◆ Raw data
════
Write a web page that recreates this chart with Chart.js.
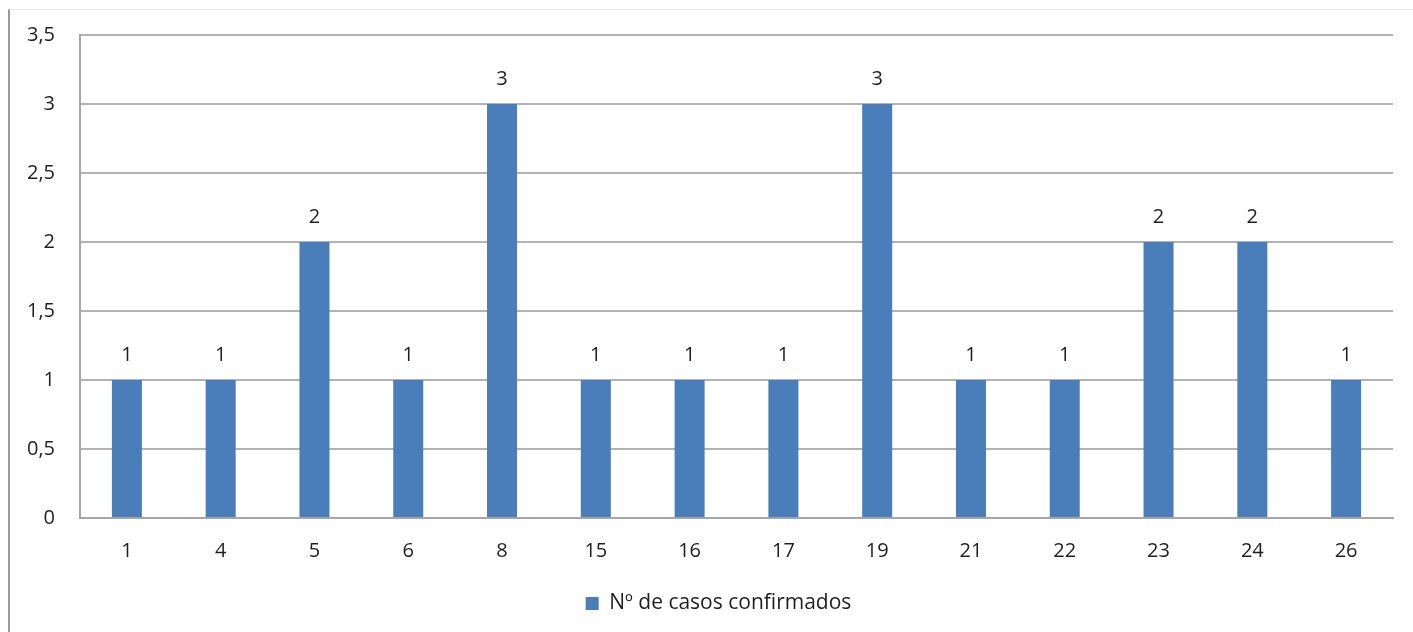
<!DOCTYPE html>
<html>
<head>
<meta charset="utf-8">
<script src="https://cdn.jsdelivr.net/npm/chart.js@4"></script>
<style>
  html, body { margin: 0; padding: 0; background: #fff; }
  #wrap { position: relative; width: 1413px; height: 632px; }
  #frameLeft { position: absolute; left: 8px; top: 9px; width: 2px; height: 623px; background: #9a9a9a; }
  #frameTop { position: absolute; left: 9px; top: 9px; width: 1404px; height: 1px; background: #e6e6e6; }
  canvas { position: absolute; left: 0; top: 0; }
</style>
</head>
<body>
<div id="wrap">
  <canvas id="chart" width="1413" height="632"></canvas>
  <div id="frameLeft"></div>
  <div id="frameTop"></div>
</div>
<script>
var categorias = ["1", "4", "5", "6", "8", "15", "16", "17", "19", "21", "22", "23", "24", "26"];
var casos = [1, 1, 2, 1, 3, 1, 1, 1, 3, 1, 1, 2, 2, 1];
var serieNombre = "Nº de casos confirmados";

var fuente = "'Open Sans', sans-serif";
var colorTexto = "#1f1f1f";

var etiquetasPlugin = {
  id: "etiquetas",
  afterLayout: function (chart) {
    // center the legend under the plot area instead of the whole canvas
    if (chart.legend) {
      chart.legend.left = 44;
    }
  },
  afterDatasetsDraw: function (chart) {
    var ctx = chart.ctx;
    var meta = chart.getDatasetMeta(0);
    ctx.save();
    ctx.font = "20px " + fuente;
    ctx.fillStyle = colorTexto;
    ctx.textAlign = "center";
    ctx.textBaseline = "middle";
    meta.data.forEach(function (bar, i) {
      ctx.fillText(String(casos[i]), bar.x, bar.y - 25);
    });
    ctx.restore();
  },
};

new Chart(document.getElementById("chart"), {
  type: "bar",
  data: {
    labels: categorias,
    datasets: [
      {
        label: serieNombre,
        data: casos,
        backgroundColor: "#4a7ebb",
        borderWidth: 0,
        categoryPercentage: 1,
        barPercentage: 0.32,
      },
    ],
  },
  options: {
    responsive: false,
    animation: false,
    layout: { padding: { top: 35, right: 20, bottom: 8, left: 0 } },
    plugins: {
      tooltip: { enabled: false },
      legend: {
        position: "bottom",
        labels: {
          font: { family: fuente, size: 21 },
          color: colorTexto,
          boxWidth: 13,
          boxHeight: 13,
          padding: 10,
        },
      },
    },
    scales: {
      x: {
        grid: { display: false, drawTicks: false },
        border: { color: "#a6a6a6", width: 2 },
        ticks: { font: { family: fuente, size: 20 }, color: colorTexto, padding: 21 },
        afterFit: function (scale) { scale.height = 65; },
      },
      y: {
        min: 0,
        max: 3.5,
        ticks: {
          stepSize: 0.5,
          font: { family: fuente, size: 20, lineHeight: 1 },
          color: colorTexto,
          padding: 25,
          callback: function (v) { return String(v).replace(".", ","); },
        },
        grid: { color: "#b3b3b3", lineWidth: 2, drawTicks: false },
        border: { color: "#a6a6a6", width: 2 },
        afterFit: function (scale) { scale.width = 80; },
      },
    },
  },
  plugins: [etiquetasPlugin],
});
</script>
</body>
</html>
════
◆ Task to carry out
What is needed is an exact reproduction of the data, pictures excluded.

◆ Answer in full
Write a web page that recreates this chart with Chart.js.
<!DOCTYPE html>
<html>
<head>
<meta charset="utf-8">
<script src="https://cdn.jsdelivr.net/npm/chart.js@4"></script>
<style>
  html, body { margin: 0; padding: 0; background: #fff; }
  #wrap { position: relative; width: 1413px; height: 632px; }
  #frameLeft { position: absolute; left: 8px; top: 9px; width: 2px; height: 623px; background: #9a9a9a; }
  #frameTop { position: absolute; left: 9px; top: 9px; width: 1404px; height: 1px; background: #e6e6e6; }
  canvas { position: absolute; left: 0; top: 0; }
</style>
</head>
<body>
<div id="wrap">
  <canvas id="chart" width="1413" height="632"></canvas>
  <div id="frameLeft"></div>
  <div id="frameTop"></div>
</div>
<script>
var categorias = ["1", "4", "5", "6", "8", "15", "16", "17", "19", "21", "22", "23", "24", "26"];
var casos = [1, 1, 2, 1, 3, 1, 1, 1, 3, 1, 1, 2, 2, 1];
var serieNombre = "Nº de casos confirmados";

var fuente = "'Open Sans', sans-serif";
var colorTexto = "#1f1f1f";

var etiquetasPlugin = {
  id: "etiquetas",
  afterLayout: function (chart) {
    // center the legend under the plot area instead of the whole canvas
    if (chart.legend) {
      chart.legend.left = 44;
    }
  },
  afterDatasetsDraw: function (chart) {
    var ctx = chart.ctx;
    var meta = chart.getDatasetMeta(0);
    ctx.save();
    ctx.font = "20px " + fuente;
    ctx.fillStyle = colorTexto;
    ctx.textAlign = "center";
    ctx.textBaseline = "middle";
    meta.data.forEach(function (bar, i) {
      ctx.fillText(String(casos[i]), bar.x, bar.y - 25);
    });
    ctx.restore();
  },
};

new Chart(document.getElementById("chart"), {
  type: "bar",
  data: {
    labels: categorias,
    datasets: [
      {
        label: serieNombre,
        data: casos,
        backgroundColor: "#4a7ebb",
        borderWidth: 0,
        categoryPercentage: 1,
        barPercentage: 0.32,
      },
    ],
  },
  options: {
    responsive: false,
    animation: false,
    layout: { padding: { top: 35, right: 20, bottom: 8, left: 0 } },
    plugins: {
      tooltip: { enabled: false },
      legend: {
        position: "bottom",
        labels: {
          font: { family: fuente, size: 21 },
          color: colorTexto,
          boxWidth: 13,
          boxHeight: 13,
          padding: 10,
        },
      },
    },
    scales: {
      x: {
        grid: { display: false, drawTicks: false },
        border: { color: "#a6a6a6", width: 2 },
        ticks: { font: { family: fuente, size: 20 }, color: colorTexto, padding: 21 },
        afterFit: function (scale) { scale.height = 65; },
      },
      y: {
        min: 0,
        max: 3.5,
        ticks: {
          stepSize: 0.5,
          font: { family: fuente, size: 20, lineHeight: 1 },
          color: colorTexto,
          padding: 25,
          callback: function (v) { return String(v).replace(".", ","); },
        },
        grid: { color: "#b3b3b3", lineWidth: 2, drawTicks: false },
        border: { color: "#a6a6a6", width: 2 },
        afterFit: function (scale) { scale.width = 80; },
      },
    },
  },
  plugins: [etiquetasPlugin],
});
</script>
</body>
</html>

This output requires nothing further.